Sunday, June 21, 2020

LAWSUIT AGAINST MAJOR JUNIOR HOCKEY

The class action suit filed in Ontario’s Superior Court of Justice on Thursday by retired hockey players Daniel Carcillo and Garrett Taylor poses a stark question to the world of Canadian hockey: Is this, finally, enough? Are you going to strike a committee and tweak some policies? Or are you going to face the simple fact that major junior hockey is an incubator for child abuse by dint of its most fundamental design?

Carcillo’s tale:
Senior players on the 2002–03 Sarnia Sting allegedly took the “hot box” — the well-known practice of forcing eight naked teenage rookie players into a bus washroom — to another level, namely by pouring tobacco juice and urine through the bathroom vents.

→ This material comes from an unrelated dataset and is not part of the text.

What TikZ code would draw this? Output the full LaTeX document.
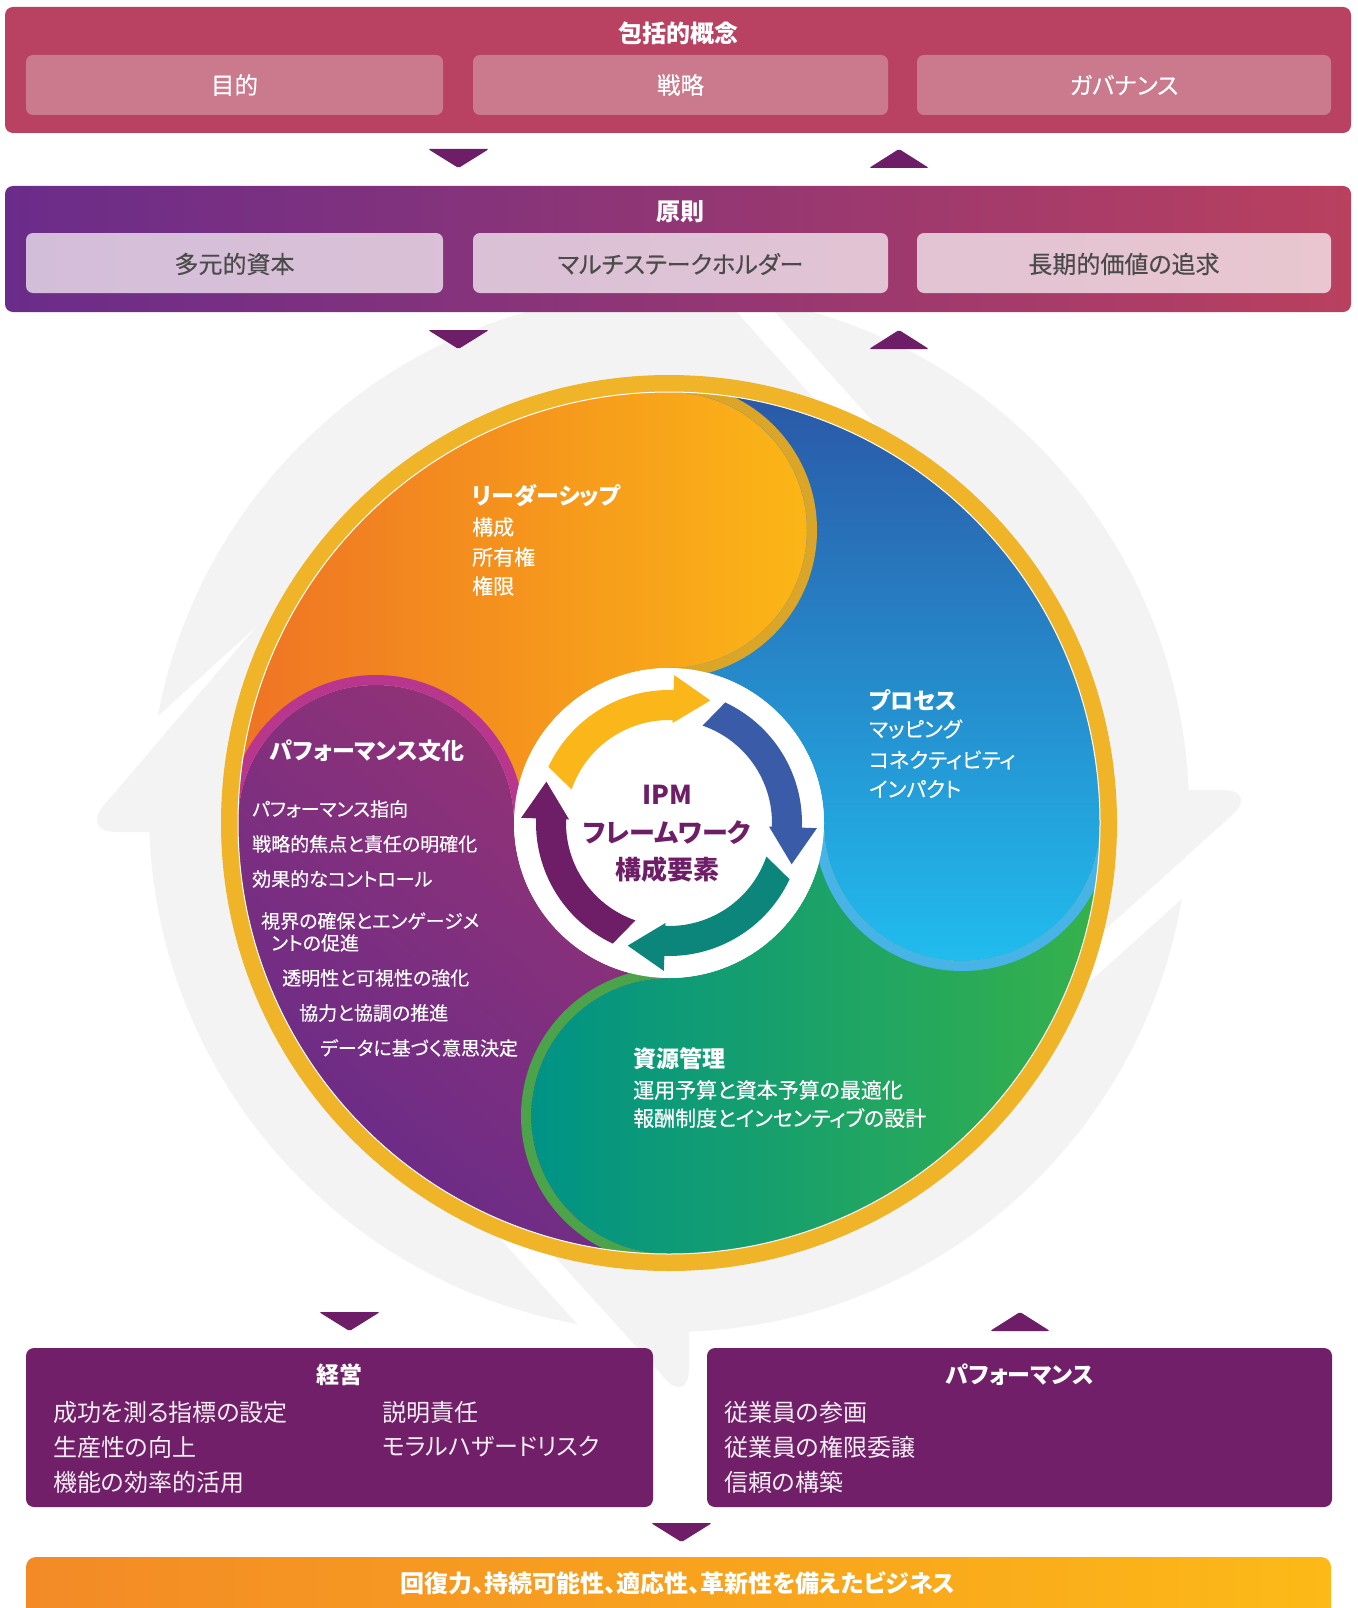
\documentclass[tikz,border=0pt]{standalone}
\usepackage{fontspec}
\setmainfont{Noto Sans CJK JP}[RawFeature=+palt]
\newfontfamily\jpmed{Noto Sans CJK JP}[RawFeature=+palt, FakeBold=0.35]
\usetikzlibrary{calc}

% palette
\definecolor{crimson}{HTML}{B94262}
\definecolor{pinkbox}{HTML}{CB798D}
\definecolor{prinL}{HTML}{6A2C8A}
\definecolor{prinM}{HTML}{8A2F78}
\definecolor{prinR}{HTML}{B9405F}
\definecolor{lavL}{HTML}{D3BEDA}
\definecolor{lavR}{HTML}{E9C6D0}
\definecolor{labelgrey}{HTML}{4B4B4B}
\definecolor{tripurple}{HTML}{6E1E66}
\definecolor{boxpurple}{HTML}{701F68}
\definecolor{barL}{HTML}{F38A26}
\definecolor{barR}{HTML}{FCB917}
\definecolor{gold}{HTML}{EFB428}
\definecolor{greybg}{HTML}{F3F3F3}
\definecolor{orL}{HTML}{EF7324}
\definecolor{orR}{HTML}{FBB616}
\definecolor{blT}{HTML}{2A58A7}
\definecolor{blB}{HTML}{21BCEE}
\definecolor{grL}{HTML}{009386}
\definecolor{grR}{HTML}{36B14A}
\definecolor{puTR}{HTML}{953375}
\definecolor{puBL}{HTML}{672B89}
\definecolor{obord}{HTML}{DBA628}
\definecolor{pbord}{HTML}{B9368F}
\definecolor{bbord}{HTML}{47B3E6}
\definecolor{gbord}{HTML}{4BA449}
\definecolor{arY}{HTML}{FBB61A}
\definecolor{arB}{HTML}{3A5CA8}
\definecolor{arT}{HTML}{0C867A}
\definecolor{arP}{HTML}{6E1E66}
\definecolor{corepurple}{HTML}{6E1E66}

\tikzset{
  ttl/.style={text=white, font=\bfseries\fontsize{24}{28}\selectfont, inner sep=0pt},
  toplbl/.style={text=white, font=\jpmed\fontsize{23.5}{28}\selectfont, inner sep=0pt},
  prinlbl/.style={text=labelgrey, font=\jpmed\fontsize{24}{28}\selectfont, inner sep=0pt},
  lobehead/.style={text=white, font=\bfseries\fontsize{23}{27}\selectfont, anchor=west, inner sep=0pt},
  lobeitem/.style={text=white, font=\jpmed\fontsize{21}{25}\selectfont, anchor=west, inner sep=0pt},
  cultitem/.style={text=white, font=\jpmed\fontsize{19}{22}\selectfont, anchor=west, inner sep=0pt},
  coretxt/.style={text=corepurple, font=\bfseries\fontsize{26}{30}\selectfont, inner sep=0pt},
  boxhead/.style={text=white, font=\bfseries\fontsize{23}{27}\selectfont, inner sep=0pt},
  boxitem/.style={text=white!92!boxpurple, font=\fontsize{24}{28}\selectfont, anchor=west, inner sep=0pt},
  bartxt/.style={text=white, font=\bfseries\fontsize{24}{28}\selectfont, inner sep=0pt},
  tri/.style={fill=tripurple, rounded corners=1.5pt},
  bulgeedge/.style={line width=10pt},
}

\begin{document}
\begin{tikzpicture}[x=1pt,y=1pt]
\useasboundingbox (0,0) rectangle (1357,-1608);
\fill[white] (0,0) rectangle (1357,-1608);

% ---------- grey cycle arrows behind the wheel ----------
\fill[greybg] (669,-812) circle[radius=520];
\fill[greybg, rounded corners=38pt] (1100,-790) -- (1260,-790) -- (1037,-991) -- cycle;
\fill[greybg, rounded corners=35pt] (220,-832) -- (81,-832) -- (276,-604) -- cycle;
\fill[greybg, rounded corners=38pt] (689,-1250) -- (689,-1406) -- (488,-1183) -- cycle;
\fill[white] (1275,-777) -- (948,-1071) -- (967,-1092) -- (1294,-798) -- cycle;
\fill[white] (684,-253) -- (871,-462) -- (892,-443) -- (705,-234) -- cycle;
\fill[white] (708,-1426) -- (487,-1182) -- (466,-1201) -- (687,-1445) -- cycle;
\fill[white] (60,-856) -- (256,-627) -- (123,-748) -- (60,-790) -- cycle;

% ---------- the wheel ----------
\coordinate (C) at (669,-823);
\coordinate (O) at (669,-530);
\coordinate (B) at (962,-823);
\coordinate (G) at (669,-1116);
\coordinate (P) at (376,-823);

% leadership lobe
\shade[left color=orL, right color=orR]
  (669,-392) arc[start angle=90, end angle=180, radius=431]
  arc[start angle=180, end angle=0, radius=138]
  arc[start angle=180, end angle=90, radius=155]
  arc[start angle=-90, end angle=90, radius=138] -- cycle;
% process lobe
\shade[top color=blT, bottom color=blB]
  (669,-392) arc[start angle=90, end angle=0, radius=431]
  arc[start angle=0, end angle=-180, radius=138]
  arc[start angle=0, end angle=90, radius=155]
  arc[start angle=-90, end angle=90, radius=138] -- cycle;
% resource lobe
\shade[left color=grL, right color=grR]
  (1100,-823) arc[start angle=0, end angle=-90, radius=431]
  arc[start angle=-90, end angle=-270, radius=138]
  arc[start angle=-90, end angle=0, radius=155]
  arc[start angle=180, end angle=360, radius=138] -- cycle;
% culture lobe
\shade[top color=puTR, bottom color=puBL, shading angle=-40]
  (669,-1254) arc[start angle=-90, end angle=-180, radius=431]
  arc[start angle=180, end angle=0, radius=138]
  arc[start angle=180, end angle=270, radius=155]
  arc[start angle=90, end angle=270, radius=138] -- cycle;

% rims of the four bulges
\draw[bulgeedge, obord] (O) ++(-90:143) arc[start angle=-90, end angle=90, radius=143];
\draw[bulgeedge, pbord] (P) ++(180:143) arc[start angle=180, end angle=0, radius=143];
\draw[bulgeedge, bbord] (B) ++(0:143) arc[start angle=0, end angle=-180, radius=143];
\draw[bulgeedge, gbord] (G) ++(-90:143) arc[start angle=-90, end angle=-270, radius=143];

% hub with the four cycle arrows
\fill[white] (C) circle[radius=155];
\foreach \k/\col in {0/arT,1/arP,2/arY,3/arB} {
  \pgfmathsetmacro\ao{-(25+90*\k)}
  \pgfmathsetmacro\ai{-(19+90*\k)}
  \pgfmathsetmacro\ab{-(92+90*\k)}
  \pgfmathsetmacro\ac{\ab-90}
  \fill[\col] ($(C)+(\ao:133)$) arc[start angle=\ao, end angle=\ab, radius=133]
    -- ($(C)+(\ab:148)$) -- ($(C)+(\ab:124)+(\ac:37)$) -- ($(C)+(\ab:100)$)
    -- ($(C)+(\ab:103)$) arc[start angle=\ab, end angle=\ai, radius=103] -- cycle;
}

% golden rim
\draw[gold, line width=17pt] (C) circle[radius=439.5];
\draw[white, line width=1pt] (C) circle[radius=431];

% wheel texts
\node[lobehead] (ldr) at (472,-496) {リーダーシップ};
\node[lobeitem] (ldr1) at (472,-527) {構成};
\node[lobeitem] (ldr2) at (472,-557) {所有権};
\node[lobeitem] (ldr3) at (472,-586) {権限};

\node[lobehead] (prc) at (869,-700) {プロセス};
\node[lobeitem] (prc1) at (869,-729) {マッピング};
\node[lobeitem] (prc2) at (869,-760) {コネクティビティ};
\node[lobeitem] (prc3) at (869,-789) {インパクト};

\node[lobehead] (cul) at (270,-751) {パフォーマンス文化};
\node[cultitem] (cul1) at (252,-809) {パフォーマンス指向};
\node[cultitem] (cul2) at (252,-844) {戦略的焦点と責任の明確化};
\node[cultitem] (cul3) at (252,-879) {効果的なコントロール};
\node[cultitem] (cul4) at (261,-921) {視界の確保とエンゲージメ};
\node[cultitem] (cul4b) at (271,-943) {ントの促進};
\node[cultitem] (cul5) at (282,-978) {透明性と可視性の強化};
\node[cultitem] (cul6) at (299,-1013) {協力と協調の推進};
\node[cultitem] (cul7) at (320,-1048) {データに基づく意思決定};

\node[lobehead] (res) at (633,-1059) {資源管理};
\node[lobeitem] (res1) at (633,-1090) {運用予算と資本予算の最適化};
\node[lobeitem] (res2) at (633,-1118) {報酬制度とインセンティブの設計};

\node[coretxt] (core1) at (667,-795) {IPM};
\node[coretxt] (core2) at (667,-833) {フレームワーク};
\node[coretxt] (core3) at (667,-870) {構成要素};

% ---------- overarching concepts ----------
\fill[crimson, rounded corners=8pt] (5,-7) rectangle (1351,-133);
\fill[pinkbox, rounded corners=7pt] (26,-55) rectangle (443,-115);
\fill[pinkbox, rounded corners=7pt] (473,-55) rectangle (888,-115);
\fill[pinkbox, rounded corners=7pt] (917,-55) rectangle (1331,-115);
\node[ttl] (incl) at (678,-33) {包括的概念};
\node[toplbl] (purp) at (234.5,-85) {目的};
\node[toplbl] (strat) at (680.5,-85) {戦略};
\node[toplbl] (gov) at (1124,-85) {ガバナンス};

\fill[tri] (428,-149) -- (489,-149) -- (458.5,-168) -- cycle;
\fill[tri] (869,-168) -- (929,-168) -- (899,-149) -- cycle;

% ---------- principles ----------
\shade[left color=prinL, middle color=prinM, right color=prinR, rounded corners=8pt] (5,-186) rectangle (1351,-312);
\shade[left color=lavL, right color=lavR, rounded corners=7pt]
  (26,-233) rectangle (443,-293) (473,-233) rectangle (888,-293) (917,-233) rectangle (1331,-293);
\node[ttl] (prin) at (680,-212) {原則};
\node[prinlbl] (cap) at (234.5,-264) {多元的資本};
\node[prinlbl] (multi) at (680.5,-264) {マルチステークホルダー};
\node[prinlbl] (longv) at (1124,-264) {長期的価値の追求};

\fill[tri] (428,-330) -- (489,-330) -- (458.5,-349) -- cycle;
\fill[tri] (869,-349) -- (929,-349) -- (899,-330) -- cycle;

% ---------- management and performance ----------
\fill[tri] (319,-1312) -- (380,-1312) -- (349.5,-1331) -- cycle;
\fill[tri] (990,-1331) -- (1050,-1331) -- (1020,-1312) -- cycle;

\fill[boxpurple, rounded corners=8pt] (26,-1348) rectangle (653,-1507);
\fill[boxpurple, rounded corners=8pt] (707,-1348) rectangle (1332,-1507);
\node[boxhead] (mgmt) at (339,-1375) {経営};
\node[boxitem] (m1) at (53,-1412) {成功を測る指標の設定};
\node[boxitem] (m2) at (53,-1447) {生産性の向上};
\node[boxitem] (m3) at (53,-1482) {機能の効率的活用};
\node[boxitem] (m4) at (382,-1412) {説明責任};
\node[boxitem] (m5) at (382,-1447) {モラルハザードリスク};
\node[boxhead] (perf) at (1020,-1375) {パフォーマンス};
\node[boxitem] (f1) at (724,-1412) {従業員の参画};
\node[boxitem] (f2) at (724,-1447) {従業員の権限委譲};
\node[boxitem] (f3) at (724,-1482) {信頼の構築};

\fill[tri] (651,-1523) -- (712,-1523) -- (681.5,-1542) -- cycle;

% ---------- outcome bar ----------
\shade[left color=barL, middle color=barR!85!barL, right color=barR, rounded corners=10pt] (26,-1557) rectangle (1331,-1630);
\node[bartxt] (goal) at (678,-1583) {回復力、持続可能性、適応性、革新性を備えたビジネス};
\end{tikzpicture}
\end{document}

Carcillo’s account includes being forced to “sit in the middle of the shower room naked while the elder players urinated, spat saliva and tobacco chew on them.” He alleges older players taped a rookie to a table and whipped him with a belt; when the head coach came across this, he joined in laughing. He says players were beaten with a “sawed-off goalie stick” so severely they couldn’t sit down at school. He recalls bobbing for apples “in a cooler filled with the older players’ urine, saliva and other bodily fluids.” Older players organized “orgies” at house parties, he said, and rookies had to participate.